Moreover, unfunded master's programs turn graduate workers harden the line between winners and losers eligible for the tenure-track -- all while institutions adopt DEI goals for faculty recruitment.

The Brookings Institution reports that "given the relative lack of diversity in the nation’s graduate programs, it is perhaps unsurprising that the pipelines into research positions in both the academy and industry are still disproportionately white."

Without funding on-the-job training for people who might become university faculty, our DEI goals will remain unattainable. For historians, our two steps forward through digital technologies and equitable partnerships can't make up the lost ground of unpaid labor.

Our profession will never achieve its highest ideals until the jobs -- like graduate research assistantships -- are financially accessible to all members of the public where our universities operate.

Paying for labor is the best way to embrace wholesale this public mission. Diversifying our ranks might even help buck the trend that shies from political controversy -- best exemplified by the American Historical Association's tepid president, James H. Sweet, who argues for neutrality. In his view, frequent headlines on historical questions imperil the discipline. His critics say it renders history irrelevant, further justifying cuts to the liberal arts.

Our work does matter. I believe tenured historians must draw a hard line. All workers should be paid.

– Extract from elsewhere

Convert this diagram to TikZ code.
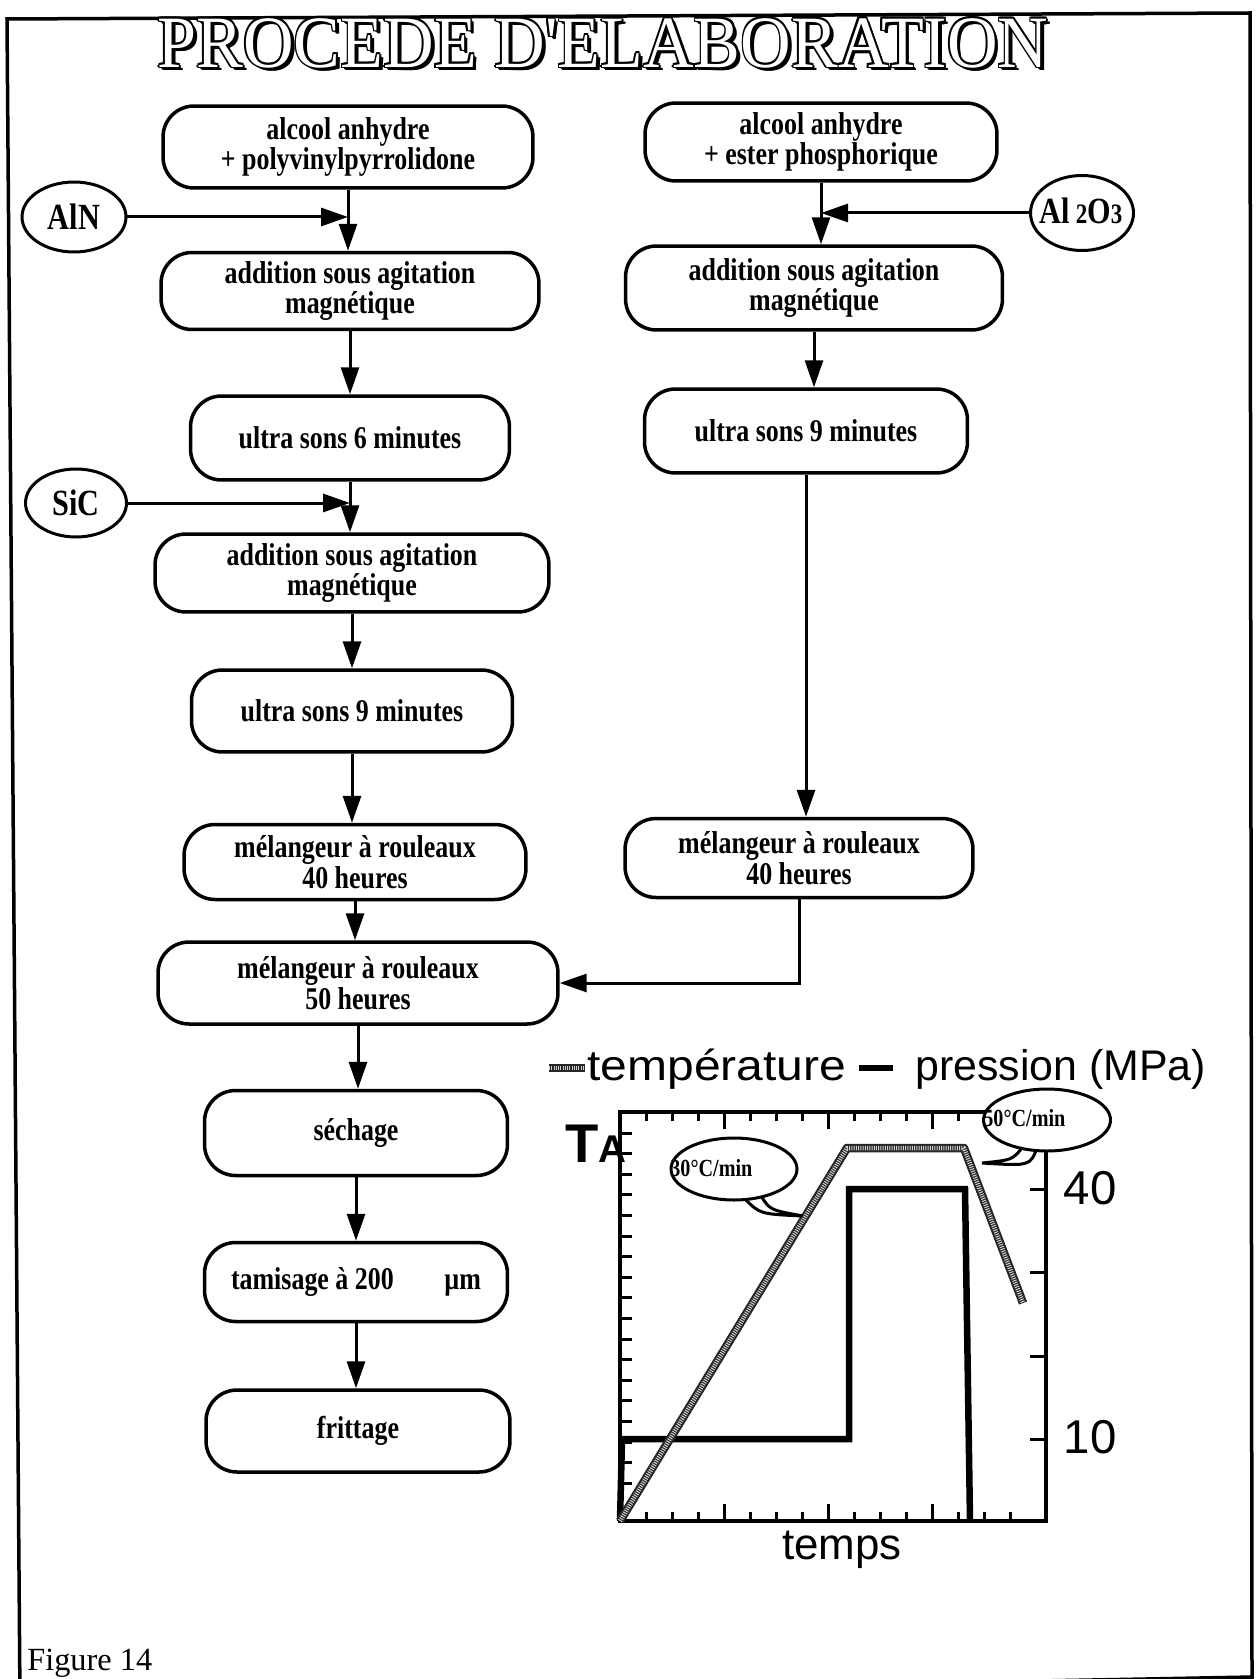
\documentclass[tikz,border=0pt]{standalone}
\usepackage{fontspec}
\setmainfont{Liberation Serif}
\newfontfamily\boxfont[FakeStretch=0.82]{Liberation Serif}
\newfontfamily\titlefont[FakeStretch=0.95]{Liberation Serif}
\newfontfamily\chartfont{Liberation Sans}
\newfontfamily\chartwide[FakeStretch=1.12]{Liberation Sans}
\usetikzlibrary{arrows.meta,shapes.geometric,calc}
\begin{document}
\begin{tikzpicture}[x=0.02cm,y=-0.02cm,
 box/.style={draw, line width=0.07cm, rounded corners=0.62cm, align=center, inner sep=0pt,
   font=\boxfont\bfseries\fontsize{18}{16}\selectfont},
 oval/.style={draw, ellipse, line width=0.06cm, inner sep=0pt,
   font=\boxfont\bfseries\fontsize{21}{21}\selectfont},
 arr/.style={line width=0.06cm, -{Triangle[length=0.54cm,width=0.36cm]}},
 axis/.style={line width=0.07cm},
 tick/.style={line width=0.06cm},
 pres/.style={line width=0.13cm, line join=miter},
 tempout/.style={line width=0.17cm, draw=black!85, line join=round},
 tempin/.style={line width=0.09cm, draw=gray!35, dash pattern=on 0.02cm off 0.025cm, line join=round},
 bubble/.style={draw, fill=white, line width=0.06cm},
 btext/.style={font=\boxfont\bfseries\fontsize{14}{14}\selectfont, inner sep=0pt, anchor=west},
 ctext/.style={font=\chartfont\fontsize{24.4}{24.4}\selectfont, inner sep=0pt},
 ttl/.style={font=\titlefont\fontsize{42}{42}\selectfont, inner sep=0pt}
]
\useasboundingbox (0,0) rectangle (1255,1679);
\fill[white] (0,0) rectangle (1255,1679);
% frame
\draw[line width=0.07cm] (20,1700) -- (7,19) -- (1250,13) -- (1252,1677) -- (20,1700);

% title (outlined, shadowed)
\coordinate (tc) at (603,43);
\foreach \d in {0.02,0.04,0.06,0.075}{
  \node[ttl, text=black] (ts\d) at ($(tc)+(\d cm,-\d cm)$) {PROCEDE D'ELABORATION};
}
\foreach \a in {0,45,...,315}{
  \node[ttl, text=black] (to\a) at ($(tc)+(\a:0.033cm)$) {PROCEDE D'ELABORATION};
}
\node[ttl, text=white] (title) at (tc) {PROCEDE D'ELABORATION};

% left column
\node[box, minimum width=7.4cm,  minimum height=1.64cm] (b1)  at (348,147)  {alcool anhydre\\+ polyvinylpyrrolidone};
\node[box, minimum width=7.56cm, minimum height=1.54cm] (b2)  at (350,291)  {addition sous agitation\\magnétique};
\node[box, minimum width=6.38cm, minimum height=1.68cm] (b3)  at (350,438)  {ultra sons 6 minutes};
\node[box, minimum width=7.88cm, minimum height=1.56cm] (b4)  at (352,573)  {addition sous agitation\\magnétique};
\node[box, minimum width=6.42cm, minimum height=1.64cm] (b5)  at (352,711)  {ultra sons 9 minutes};
\node[box, minimum width=6.84cm, minimum height=1.5cm]  (b6)  at (355,862)  {mélangeur à rouleaux\\40 heures};
\node[box, minimum width=8.0cm,  minimum height=1.64cm] (b7)  at (358,983)  {mélangeur à rouleaux\\50 heures};
\node[box, minimum width=6.06cm, minimum height=1.7cm]  (b8)  at (356,1133) {séchage};
\node[box, minimum width=6.06cm, minimum height=1.58cm] (b9)  at (356,1282) {tamisage à 200\hspace{1.6em}µm};
\node[box, minimum width=6.08cm, minimum height=1.64cm] (b10) at (358,1431) {frittage};

\node[oval, minimum width=2.08cm, minimum height=1.4cm] (aln) at (74,217) {AlN};
\node[oval, minimum width=2.02cm, minimum height=1.36cm] (sic) at (76,503) {SiC};

% right column
\node[box, minimum width=7.04cm, minimum height=1.56cm] (r1) at (821,142) {alcool anhydre\\+ ester phosphorique};
\node[box, minimum width=7.54cm, minimum height=1.68cm] (r2) at (814,288) {addition sous agitation\\magnétique};
\node[box, minimum width=6.46cm, minimum height=1.68cm] (r3) at (806,431) {ultra sons 9 minutes};
\node[box, minimum width=6.96cm, minimum height=1.58cm] (r4) at (799,858) {mélangeur à rouleaux\\40 heures};

\node[draw, ellipse, line width=0.06cm, minimum width=2.06cm, minimum height=1.5cm, inner sep=0pt] (alo) at (1082,213) {};
\node[inner sep=0pt, font=\boxfont\bfseries\fontsize{21}{21}\selectfont] (alot) at (1081,211)
  {Al\,{\fontsize{16}{16}\selectfont 2}O{\fontsize{16}{16}\selectfont 3}};

% connectors left
\draw[arr] (b1.south) -- (b1.south |- b2.north);
\draw[arr] (aln.east) -- (b1.south |- aln.east);
\draw[arr] (b2.south) -- (b2.south |- b3.north);
\draw[arr] (b3.south) -- (b3.south |- b4.north);
\draw[arr] (sic.east) -- (b3.south |- sic.east);
\draw[arr] (b4.south) -- (b4.south |- b5.north);
\draw[arr] (b5.south) -- (b5.south |- b6.north);
\draw[arr] (b6.south) -- (b6.south |- b7.north);
\draw[arr] (b7.south) -- (b7.south |- b8.north);
\draw[arr] (b8.south) -- (b8.south |- b9.north);
\draw[arr] (b9.south) -- (b9.south |- b10.north);
% connectors right
\draw[arr] (r1.south) -- (r1.south |- r2.north);
\draw[arr] (alo.west) -- (r1.south |- alo.west);
\draw[arr] (r2.south) -- (r2.south |- r3.north);
\draw[arr] (r3.south) -- (r3.south |- r4.north);
\draw[arr] (r4.south) |- (b7.east);

% chart
\draw[axis] (620,1112) rectangle (1046,1521);
\foreach \k in {0,...,17} \draw[tick] (620,{1133+20.6*\k}) -- ++(12,0);
\foreach \k in {1,2,3,5,6,7,9,10,11,13} \draw[tick] ({620+26*\k},1112) -- ++(0,9);
\foreach \k in {4,8,12} \draw[tick] ({620+26*\k},1112) -- ++(0,17);
\foreach \k in {1,2,3,5,6,7,9,10,11,13,14,15} \draw[tick] ({620+26*\k},1521) -- ++(0,-9);
\foreach \k in {4,8,12} \draw[tick] ({620+26*\k},1521) -- ++(0,-17);
\foreach \y in {1189,1272,1356,1439} \draw[tick] (1046,\y) -- ++(-16,0);

\draw[pres] (620,1521) -- (622,1439) -- (849,1439) -- (849,1189) -- (965,1189) -- (970,1521);
\draw[tempout] (620,1521) -- (847,1148) -- (964,1148) -- (1023,1303);
\draw[tempin] (620,1521) -- (847,1148) -- (964,1148) -- (1023,1303);

% bubbles
\draw[bubble] (745,1199) .. controls (760,1214) .. (803,1216) .. controls (770,1210) .. (761,1196);
\draw[bubble] (734,1169) ellipse [x radius=1.26cm, y radius=0.62cm];
\node[btext] (t30) at (670,1168) {30°C/min};
\draw[bubble] (1022,1148) .. controls (1012,1160) .. (982,1163) .. controls (1030,1166) .. (1037,1148);
\draw[bubble] (1047,1120) ellipse [x radius=1.27cm, y radius=0.62cm];
\node[btext] (t50) at (983,1118) {50°C/min};

% chart labels
\draw[tempout] (549,1068) -- (585,1068);
\draw[tempin] (549,1068) -- (585,1068);
\node[ctext, font=\chartwide\fontsize{24.4}{24.4}\selectfont, anchor=base west] (legT) at (587,1080) {température};
\draw[pres] (859,1068) -- (893,1068);
\node[ctext, anchor=base west] (legP) at (915,1080) {pression (MPa)};
\node[font=\chartfont\fontsize{27}{27}\selectfont, inner sep=0pt] (l40) at (1090,1188) {40};
\node[font=\chartfont\fontsize{27}{27}\selectfont, inner sep=0pt] (l10) at (1090,1437) {10};
\node[font=\chartfont\fontsize{25}{25}\selectfont, inner sep=0pt] (ltemps) at (842,1550) {temps};
\node[anchor=base west, inner sep=0pt, font=\chartfont\bfseries] (lTA) at (565,1162)
  {\fontsize{31}{31}\selectfont T\fontsize{22}{22}\selectfont A};

% caption
\node[anchor=base west, inner sep=0pt, font=\fontsize{18.4}{18.4}\selectfont] (fig) at (27,1670) {Figure 14};
\end{tikzpicture}
\end{document}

It is unlikely that we'll achieve this vision at Temple anytime soon. Administrators openly claim that graduate workers are "not a core function of the university" while researchers on faculty benefit from the labor of instructors enrolled as PhD students.

Perhaps Temple's executive team needs to first feel the step backward. Maybe that means the Department must suspend the master's program in public history.

Nevertheless, we should remember the long term cost of neglecting relationships. Once lost, that trust is much hard to regain.


This blog post was written for the 2022 seminar on Managing History at Temple University.